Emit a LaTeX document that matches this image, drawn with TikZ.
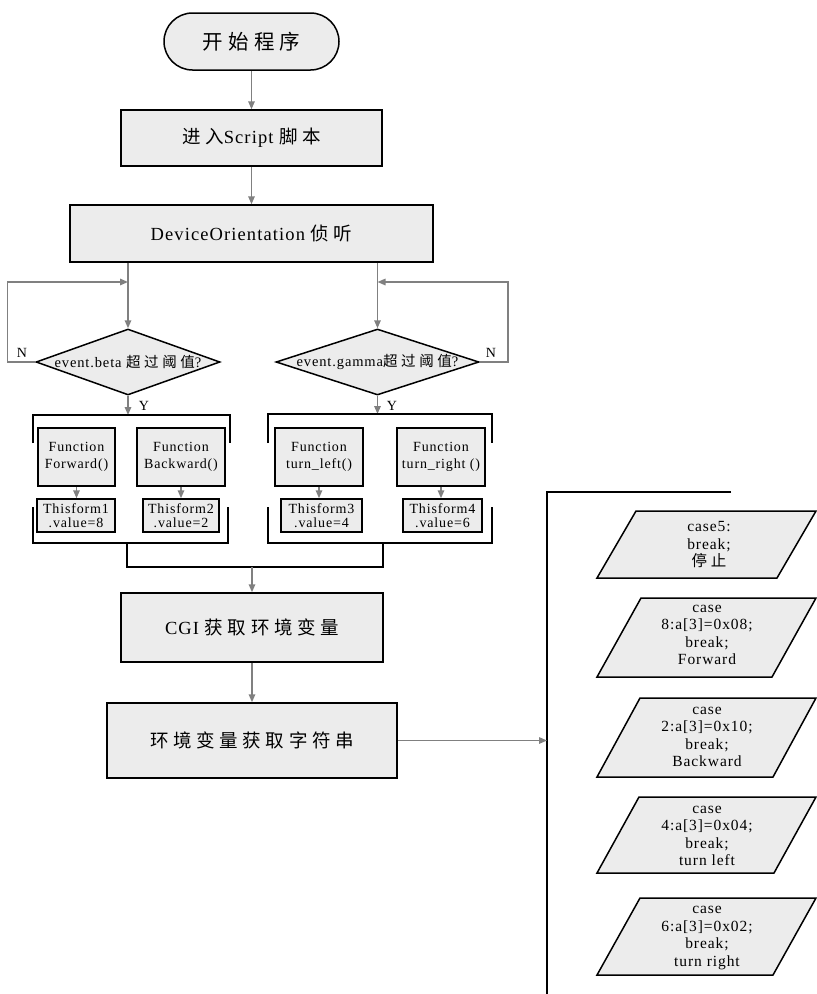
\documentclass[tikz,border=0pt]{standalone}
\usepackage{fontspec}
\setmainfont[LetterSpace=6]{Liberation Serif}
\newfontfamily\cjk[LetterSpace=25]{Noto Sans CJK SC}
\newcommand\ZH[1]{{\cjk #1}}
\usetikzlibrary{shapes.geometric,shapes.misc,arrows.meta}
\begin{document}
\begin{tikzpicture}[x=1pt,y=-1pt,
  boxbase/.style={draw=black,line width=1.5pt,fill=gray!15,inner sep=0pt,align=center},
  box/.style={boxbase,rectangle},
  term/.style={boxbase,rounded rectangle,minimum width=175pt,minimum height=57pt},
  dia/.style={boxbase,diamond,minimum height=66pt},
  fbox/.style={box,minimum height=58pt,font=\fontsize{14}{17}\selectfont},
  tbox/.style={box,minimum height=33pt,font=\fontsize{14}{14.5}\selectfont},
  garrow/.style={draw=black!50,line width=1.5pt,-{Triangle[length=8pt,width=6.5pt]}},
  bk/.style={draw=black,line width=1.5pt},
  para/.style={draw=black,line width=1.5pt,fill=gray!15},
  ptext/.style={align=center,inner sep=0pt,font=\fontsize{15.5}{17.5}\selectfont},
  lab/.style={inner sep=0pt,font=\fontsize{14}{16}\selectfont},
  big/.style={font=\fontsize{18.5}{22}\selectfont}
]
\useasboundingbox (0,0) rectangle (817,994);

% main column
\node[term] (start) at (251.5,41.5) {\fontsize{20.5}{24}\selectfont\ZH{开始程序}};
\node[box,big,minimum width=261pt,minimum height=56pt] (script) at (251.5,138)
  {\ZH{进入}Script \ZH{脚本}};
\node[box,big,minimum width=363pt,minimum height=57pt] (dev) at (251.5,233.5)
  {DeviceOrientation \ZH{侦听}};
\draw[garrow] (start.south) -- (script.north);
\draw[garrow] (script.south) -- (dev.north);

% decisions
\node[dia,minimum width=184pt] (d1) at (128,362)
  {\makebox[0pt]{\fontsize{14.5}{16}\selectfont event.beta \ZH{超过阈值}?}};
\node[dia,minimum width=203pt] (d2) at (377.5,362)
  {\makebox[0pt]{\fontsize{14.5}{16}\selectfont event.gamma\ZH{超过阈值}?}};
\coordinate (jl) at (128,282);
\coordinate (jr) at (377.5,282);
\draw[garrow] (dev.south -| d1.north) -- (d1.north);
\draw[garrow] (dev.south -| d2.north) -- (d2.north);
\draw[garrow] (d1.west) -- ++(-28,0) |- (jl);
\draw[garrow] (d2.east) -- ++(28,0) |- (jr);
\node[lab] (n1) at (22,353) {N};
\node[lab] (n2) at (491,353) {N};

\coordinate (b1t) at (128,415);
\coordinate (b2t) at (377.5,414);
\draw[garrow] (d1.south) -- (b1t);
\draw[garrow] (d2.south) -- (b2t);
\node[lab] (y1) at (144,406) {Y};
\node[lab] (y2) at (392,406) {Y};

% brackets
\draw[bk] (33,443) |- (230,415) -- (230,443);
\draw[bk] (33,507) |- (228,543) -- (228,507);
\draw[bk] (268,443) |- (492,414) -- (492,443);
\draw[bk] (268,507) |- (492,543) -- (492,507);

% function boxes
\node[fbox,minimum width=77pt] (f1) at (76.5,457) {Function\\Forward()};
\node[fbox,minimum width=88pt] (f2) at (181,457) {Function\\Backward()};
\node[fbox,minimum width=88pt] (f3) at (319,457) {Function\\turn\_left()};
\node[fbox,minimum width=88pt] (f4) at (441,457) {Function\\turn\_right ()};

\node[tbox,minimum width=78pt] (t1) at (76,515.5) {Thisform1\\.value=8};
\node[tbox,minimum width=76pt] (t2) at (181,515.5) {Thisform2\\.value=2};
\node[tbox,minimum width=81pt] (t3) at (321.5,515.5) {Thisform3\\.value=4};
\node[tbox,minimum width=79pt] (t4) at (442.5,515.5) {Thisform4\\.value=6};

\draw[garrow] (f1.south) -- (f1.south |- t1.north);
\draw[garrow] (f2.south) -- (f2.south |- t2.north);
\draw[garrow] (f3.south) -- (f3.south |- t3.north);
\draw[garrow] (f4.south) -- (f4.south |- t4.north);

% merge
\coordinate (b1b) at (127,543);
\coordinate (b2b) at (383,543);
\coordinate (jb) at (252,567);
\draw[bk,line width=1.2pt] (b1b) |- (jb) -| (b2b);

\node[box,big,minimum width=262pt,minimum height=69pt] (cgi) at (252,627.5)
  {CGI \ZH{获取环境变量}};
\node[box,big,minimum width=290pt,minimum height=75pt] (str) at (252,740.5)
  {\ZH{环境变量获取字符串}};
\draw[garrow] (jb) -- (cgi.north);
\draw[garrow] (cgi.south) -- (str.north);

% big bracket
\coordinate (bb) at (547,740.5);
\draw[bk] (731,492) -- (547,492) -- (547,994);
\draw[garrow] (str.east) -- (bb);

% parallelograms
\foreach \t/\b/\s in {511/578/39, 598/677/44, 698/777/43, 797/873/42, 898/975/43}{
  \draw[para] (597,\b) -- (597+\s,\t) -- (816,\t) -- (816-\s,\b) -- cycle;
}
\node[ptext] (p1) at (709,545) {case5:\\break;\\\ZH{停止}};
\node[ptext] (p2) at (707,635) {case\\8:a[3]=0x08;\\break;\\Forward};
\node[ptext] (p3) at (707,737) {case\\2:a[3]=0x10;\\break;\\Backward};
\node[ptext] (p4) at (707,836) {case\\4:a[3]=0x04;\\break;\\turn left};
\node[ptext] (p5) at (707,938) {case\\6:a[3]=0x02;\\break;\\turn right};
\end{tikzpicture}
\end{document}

◇ ◇ ◇ ◇ ◇

Task instructions: Do not include the images; transcribe the rest of the listing exactly.

Reply:
Emit a LaTeX document that matches this image, drawn with TikZ.
\documentclass[tikz,border=0pt]{standalone}
\usepackage{fontspec}
\setmainfont[LetterSpace=6]{Liberation Serif}
\newfontfamily\cjk[LetterSpace=25]{Noto Sans CJK SC}
\newcommand\ZH[1]{{\cjk #1}}
\usetikzlibrary{shapes.geometric,shapes.misc,arrows.meta}
\begin{document}
\begin{tikzpicture}[x=1pt,y=-1pt,
  boxbase/.style={draw=black,line width=1.5pt,fill=gray!15,inner sep=0pt,align=center},
  box/.style={boxbase,rectangle},
  term/.style={boxbase,rounded rectangle,minimum width=175pt,minimum height=57pt},
  dia/.style={boxbase,diamond,minimum height=66pt},
  fbox/.style={box,minimum height=58pt,font=\fontsize{14}{17}\selectfont},
  tbox/.style={box,minimum height=33pt,font=\fontsize{14}{14.5}\selectfont},
  garrow/.style={draw=black!50,line width=1.5pt,-{Triangle[length=8pt,width=6.5pt]}},
  bk/.style={draw=black,line width=1.5pt},
  para/.style={draw=black,line width=1.5pt,fill=gray!15},
  ptext/.style={align=center,inner sep=0pt,font=\fontsize{15.5}{17.5}\selectfont},
  lab/.style={inner sep=0pt,font=\fontsize{14}{16}\selectfont},
  big/.style={font=\fontsize{18.5}{22}\selectfont}
]
\useasboundingbox (0,0) rectangle (817,994);

% main column
\node[term] (start) at (251.5,41.5) {\fontsize{20.5}{24}\selectfont\ZH{开始程序}};
\node[box,big,minimum width=261pt,minimum height=56pt] (script) at (251.5,138)
  {\ZH{进入}Script \ZH{脚本}};
\node[box,big,minimum width=363pt,minimum height=57pt] (dev) at (251.5,233.5)
  {DeviceOrientation \ZH{侦听}};
\draw[garrow] (start.south) -- (script.north);
\draw[garrow] (script.south) -- (dev.north);

% decisions
\node[dia,minimum width=184pt] (d1) at (128,362)
  {\makebox[0pt]{\fontsize{14.5}{16}\selectfont event.beta \ZH{超过阈值}?}};
\node[dia,minimum width=203pt] (d2) at (377.5,362)
  {\makebox[0pt]{\fontsize{14.5}{16}\selectfont event.gamma\ZH{超过阈值}?}};
\coordinate (jl) at (128,282);
\coordinate (jr) at (377.5,282);
\draw[garrow] (dev.south -| d1.north) -- (d1.north);
\draw[garrow] (dev.south -| d2.north) -- (d2.north);
\draw[garrow] (d1.west) -- ++(-28,0) |- (jl);
\draw[garrow] (d2.east) -- ++(28,0) |- (jr);
\node[lab] (n1) at (22,353) {N};
\node[lab] (n2) at (491,353) {N};

\coordinate (b1t) at (128,415);
\coordinate (b2t) at (377.5,414);
\draw[garrow] (d1.south) -- (b1t);
\draw[garrow] (d2.south) -- (b2t);
\node[lab] (y1) at (144,406) {Y};
\node[lab] (y2) at (392,406) {Y};

% brackets
\draw[bk] (33,443) |- (230,415) -- (230,443);
\draw[bk] (33,507) |- (228,543) -- (228,507);
\draw[bk] (268,443) |- (492,414) -- (492,443);
\draw[bk] (268,507) |- (492,543) -- (492,507);

% function boxes
\node[fbox,minimum width=77pt] (f1) at (76.5,457) {Function\\Forward()};
\node[fbox,minimum width=88pt] (f2) at (181,457) {Function\\Backward()};
\node[fbox,minimum width=88pt] (f3) at (319,457) {Function\\turn\_left()};
\node[fbox,minimum width=88pt] (f4) at (441,457) {Function\\turn\_right ()};

\node[tbox,minimum width=78pt] (t1) at (76,515.5) {Thisform1\\.value=8};
\node[tbox,minimum width=76pt] (t2) at (181,515.5) {Thisform2\\.value=2};
\node[tbox,minimum width=81pt] (t3) at (321.5,515.5) {Thisform3\\.value=4};
\node[tbox,minimum width=79pt] (t4) at (442.5,515.5) {Thisform4\\.value=6};

\draw[garrow] (f1.south) -- (f1.south |- t1.north);
\draw[garrow] (f2.south) -- (f2.south |- t2.north);
\draw[garrow] (f3.south) -- (f3.south |- t3.north);
\draw[garrow] (f4.south) -- (f4.south |- t4.north);

% merge
\coordinate (b1b) at (127,543);
\coordinate (b2b) at (383,543);
\coordinate (jb) at (252,567);
\draw[bk,line width=1.2pt] (b1b) |- (jb) -| (b2b);

\node[box,big,minimum width=262pt,minimum height=69pt] (cgi) at (252,627.5)
  {CGI \ZH{获取环境变量}};
\node[box,big,minimum width=290pt,minimum height=75pt] (str) at (252,740.5)
  {\ZH{环境变量获取字符串}};
\draw[garrow] (jb) -- (cgi.north);
\draw[garrow] (cgi.south) -- (str.north);

% big bracket
\coordinate (bb) at (547,740.5);
\draw[bk] (731,492) -- (547,492) -- (547,994);
\draw[garrow] (str.east) -- (bb);

% parallelograms
\foreach \t/\b/\s in {511/578/39, 598/677/44, 698/777/43, 797/873/42, 898/975/43}{
  \draw[para] (597,\b) -- (597+\s,\t) -- (816,\t) -- (816-\s,\b) -- cycle;
}
\node[ptext] (p1) at (709,545) {case5:\\break;\\\ZH{停止}};
\node[ptext] (p2) at (707,635) {case\\8:a[3]=0x08;\\break;\\Forward};
\node[ptext] (p3) at (707,737) {case\\2:a[3]=0x10;\\break;\\Backward};
\node[ptext] (p4) at (707,836) {case\\4:a[3]=0x04;\\break;\\turn left};
\node[ptext] (p5) at (707,938) {case\\6:a[3]=0x02;\\break;\\turn right};
\end{tikzpicture}
\end{document}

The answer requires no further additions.